== Your instructions ==
Go through the records below from the first line and print each one exactly, stopping after the line that contains "const N_GRID = 30;". Do not print pictures or anything past that line.
>>>>>
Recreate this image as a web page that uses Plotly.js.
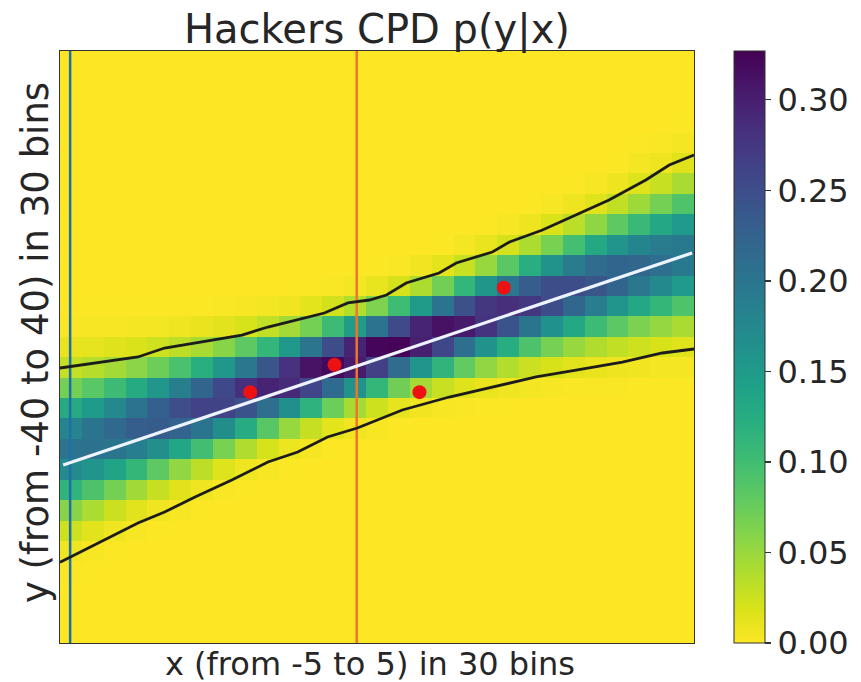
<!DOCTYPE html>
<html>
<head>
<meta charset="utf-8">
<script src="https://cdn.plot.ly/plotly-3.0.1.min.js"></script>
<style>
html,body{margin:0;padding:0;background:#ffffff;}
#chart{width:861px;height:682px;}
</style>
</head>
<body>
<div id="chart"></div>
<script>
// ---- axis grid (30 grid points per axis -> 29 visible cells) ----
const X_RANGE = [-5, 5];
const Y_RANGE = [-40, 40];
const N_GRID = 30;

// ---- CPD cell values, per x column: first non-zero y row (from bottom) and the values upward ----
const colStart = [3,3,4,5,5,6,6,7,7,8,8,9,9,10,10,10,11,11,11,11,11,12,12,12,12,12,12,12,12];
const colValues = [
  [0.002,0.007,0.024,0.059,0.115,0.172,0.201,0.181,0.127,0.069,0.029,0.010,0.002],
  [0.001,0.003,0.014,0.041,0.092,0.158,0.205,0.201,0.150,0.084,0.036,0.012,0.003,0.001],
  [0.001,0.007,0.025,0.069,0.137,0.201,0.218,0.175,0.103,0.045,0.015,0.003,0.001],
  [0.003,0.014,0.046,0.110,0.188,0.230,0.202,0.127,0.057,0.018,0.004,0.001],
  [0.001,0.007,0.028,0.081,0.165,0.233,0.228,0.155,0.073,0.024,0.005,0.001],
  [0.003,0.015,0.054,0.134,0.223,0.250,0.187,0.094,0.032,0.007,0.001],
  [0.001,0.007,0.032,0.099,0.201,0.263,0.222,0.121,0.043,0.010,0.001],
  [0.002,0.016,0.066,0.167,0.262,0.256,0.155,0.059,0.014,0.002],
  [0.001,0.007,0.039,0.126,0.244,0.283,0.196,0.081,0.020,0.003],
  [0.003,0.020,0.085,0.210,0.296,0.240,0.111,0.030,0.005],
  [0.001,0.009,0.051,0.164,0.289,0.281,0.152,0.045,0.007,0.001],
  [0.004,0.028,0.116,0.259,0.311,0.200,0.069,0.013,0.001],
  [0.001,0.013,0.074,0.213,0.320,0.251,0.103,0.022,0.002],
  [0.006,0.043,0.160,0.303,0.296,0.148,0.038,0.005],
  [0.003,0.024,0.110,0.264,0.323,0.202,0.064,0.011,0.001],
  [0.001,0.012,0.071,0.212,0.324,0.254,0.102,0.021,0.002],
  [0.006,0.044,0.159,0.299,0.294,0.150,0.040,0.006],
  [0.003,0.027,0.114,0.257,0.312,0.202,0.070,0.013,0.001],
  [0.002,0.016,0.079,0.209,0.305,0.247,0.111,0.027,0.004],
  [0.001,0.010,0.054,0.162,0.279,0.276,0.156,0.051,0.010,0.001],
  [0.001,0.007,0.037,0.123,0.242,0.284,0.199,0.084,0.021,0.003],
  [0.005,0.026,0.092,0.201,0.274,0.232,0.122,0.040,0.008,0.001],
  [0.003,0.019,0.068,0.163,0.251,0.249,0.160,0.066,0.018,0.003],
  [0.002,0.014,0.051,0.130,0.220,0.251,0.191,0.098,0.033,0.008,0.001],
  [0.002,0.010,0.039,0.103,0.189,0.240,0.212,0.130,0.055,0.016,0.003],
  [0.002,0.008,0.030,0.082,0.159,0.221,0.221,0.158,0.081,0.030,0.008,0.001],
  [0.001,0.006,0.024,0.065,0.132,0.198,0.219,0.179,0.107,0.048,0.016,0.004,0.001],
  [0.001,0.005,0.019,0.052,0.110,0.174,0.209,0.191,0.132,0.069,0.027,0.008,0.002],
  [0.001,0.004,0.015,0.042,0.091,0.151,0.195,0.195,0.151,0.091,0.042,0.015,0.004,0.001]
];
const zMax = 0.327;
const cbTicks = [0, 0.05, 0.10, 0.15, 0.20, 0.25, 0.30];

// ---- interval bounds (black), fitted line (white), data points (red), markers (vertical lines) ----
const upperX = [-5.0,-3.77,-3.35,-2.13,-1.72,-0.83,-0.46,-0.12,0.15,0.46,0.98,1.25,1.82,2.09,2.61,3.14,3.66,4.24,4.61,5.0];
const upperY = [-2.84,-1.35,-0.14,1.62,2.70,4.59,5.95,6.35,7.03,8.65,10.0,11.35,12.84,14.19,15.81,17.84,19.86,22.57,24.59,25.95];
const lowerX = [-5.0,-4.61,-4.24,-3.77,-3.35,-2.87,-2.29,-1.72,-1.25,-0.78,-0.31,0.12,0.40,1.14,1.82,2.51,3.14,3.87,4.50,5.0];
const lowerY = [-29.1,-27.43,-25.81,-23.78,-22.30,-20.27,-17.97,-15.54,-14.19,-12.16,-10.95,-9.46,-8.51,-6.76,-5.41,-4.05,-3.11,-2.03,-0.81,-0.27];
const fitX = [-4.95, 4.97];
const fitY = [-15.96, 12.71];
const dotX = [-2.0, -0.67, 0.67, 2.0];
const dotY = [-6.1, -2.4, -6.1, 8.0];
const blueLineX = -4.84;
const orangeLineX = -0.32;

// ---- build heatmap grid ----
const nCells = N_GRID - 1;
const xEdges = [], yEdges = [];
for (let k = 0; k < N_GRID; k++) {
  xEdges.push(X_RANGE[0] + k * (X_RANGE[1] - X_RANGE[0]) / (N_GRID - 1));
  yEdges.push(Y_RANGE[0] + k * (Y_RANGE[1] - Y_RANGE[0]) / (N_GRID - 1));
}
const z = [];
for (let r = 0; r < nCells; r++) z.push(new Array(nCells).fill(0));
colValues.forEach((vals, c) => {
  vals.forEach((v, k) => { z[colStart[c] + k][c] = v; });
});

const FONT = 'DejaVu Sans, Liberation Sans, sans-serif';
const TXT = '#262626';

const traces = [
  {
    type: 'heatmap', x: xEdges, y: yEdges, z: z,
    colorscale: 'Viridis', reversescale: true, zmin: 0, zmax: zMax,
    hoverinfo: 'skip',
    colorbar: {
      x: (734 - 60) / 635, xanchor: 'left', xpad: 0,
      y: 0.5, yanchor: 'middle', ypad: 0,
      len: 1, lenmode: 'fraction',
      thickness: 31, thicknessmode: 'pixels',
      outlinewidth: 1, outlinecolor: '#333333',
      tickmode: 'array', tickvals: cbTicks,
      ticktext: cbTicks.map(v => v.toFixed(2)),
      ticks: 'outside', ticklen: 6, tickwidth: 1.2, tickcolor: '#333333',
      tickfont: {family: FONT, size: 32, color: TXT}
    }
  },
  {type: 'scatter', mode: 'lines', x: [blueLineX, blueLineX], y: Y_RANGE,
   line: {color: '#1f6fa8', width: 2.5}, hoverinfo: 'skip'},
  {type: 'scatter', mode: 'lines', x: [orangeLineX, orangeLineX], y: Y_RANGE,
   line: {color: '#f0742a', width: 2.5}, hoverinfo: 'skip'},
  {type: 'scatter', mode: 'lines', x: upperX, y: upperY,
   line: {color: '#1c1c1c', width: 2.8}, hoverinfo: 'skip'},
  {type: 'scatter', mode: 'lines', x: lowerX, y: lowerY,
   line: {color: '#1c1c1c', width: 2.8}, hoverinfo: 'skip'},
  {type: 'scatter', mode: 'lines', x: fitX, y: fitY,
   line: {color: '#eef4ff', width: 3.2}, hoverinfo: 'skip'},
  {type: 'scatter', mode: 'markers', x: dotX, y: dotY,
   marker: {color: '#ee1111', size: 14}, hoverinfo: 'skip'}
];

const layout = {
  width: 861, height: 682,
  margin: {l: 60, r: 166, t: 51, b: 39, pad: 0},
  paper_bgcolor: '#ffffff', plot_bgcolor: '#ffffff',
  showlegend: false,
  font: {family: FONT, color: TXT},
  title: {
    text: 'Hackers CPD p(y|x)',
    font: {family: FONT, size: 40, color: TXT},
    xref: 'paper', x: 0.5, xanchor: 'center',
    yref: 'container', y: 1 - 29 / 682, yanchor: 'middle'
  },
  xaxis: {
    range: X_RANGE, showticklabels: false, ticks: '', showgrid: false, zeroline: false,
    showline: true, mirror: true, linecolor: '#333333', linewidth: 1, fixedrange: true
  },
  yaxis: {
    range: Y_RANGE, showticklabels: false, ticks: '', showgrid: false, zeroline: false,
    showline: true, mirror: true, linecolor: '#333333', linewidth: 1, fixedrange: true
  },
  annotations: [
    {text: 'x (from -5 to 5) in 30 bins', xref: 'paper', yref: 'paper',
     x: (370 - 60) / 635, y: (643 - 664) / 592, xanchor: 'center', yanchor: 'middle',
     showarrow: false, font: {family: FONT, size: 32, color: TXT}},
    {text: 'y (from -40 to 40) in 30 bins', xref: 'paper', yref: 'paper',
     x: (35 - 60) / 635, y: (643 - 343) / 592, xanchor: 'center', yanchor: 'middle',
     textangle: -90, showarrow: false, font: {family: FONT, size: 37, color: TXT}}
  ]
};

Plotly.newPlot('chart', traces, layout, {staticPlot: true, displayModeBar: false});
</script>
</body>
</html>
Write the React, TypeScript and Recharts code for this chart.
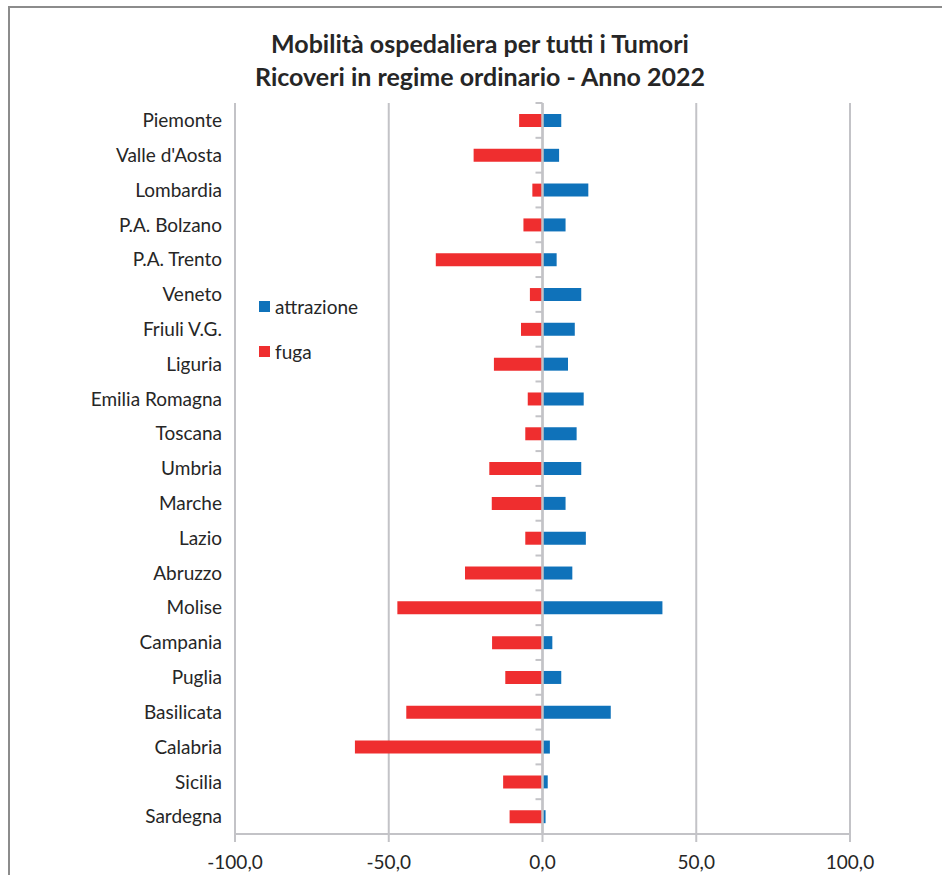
<<<<<
== Expected answer ==
Recreate this image as a web page that uses Plotly.js.
<!DOCTYPE html>
<html>
<head>
<meta charset="utf-8">
<script src="https://cdn.plot.ly/plotly-3.0.1.min.js"></script>
<style>
html,body{margin:0;padding:0;background:#ffffff;}
#chart{width:861px;height:682px;}
</style>
</head>
<body>
<div id="chart"></div>
<script>
// ---- axis grid (30 grid points per axis -> 29 visible cells) ----
const X_RANGE = [-5, 5];
const Y_RANGE = [-40, 40];
const N_GRID = 30;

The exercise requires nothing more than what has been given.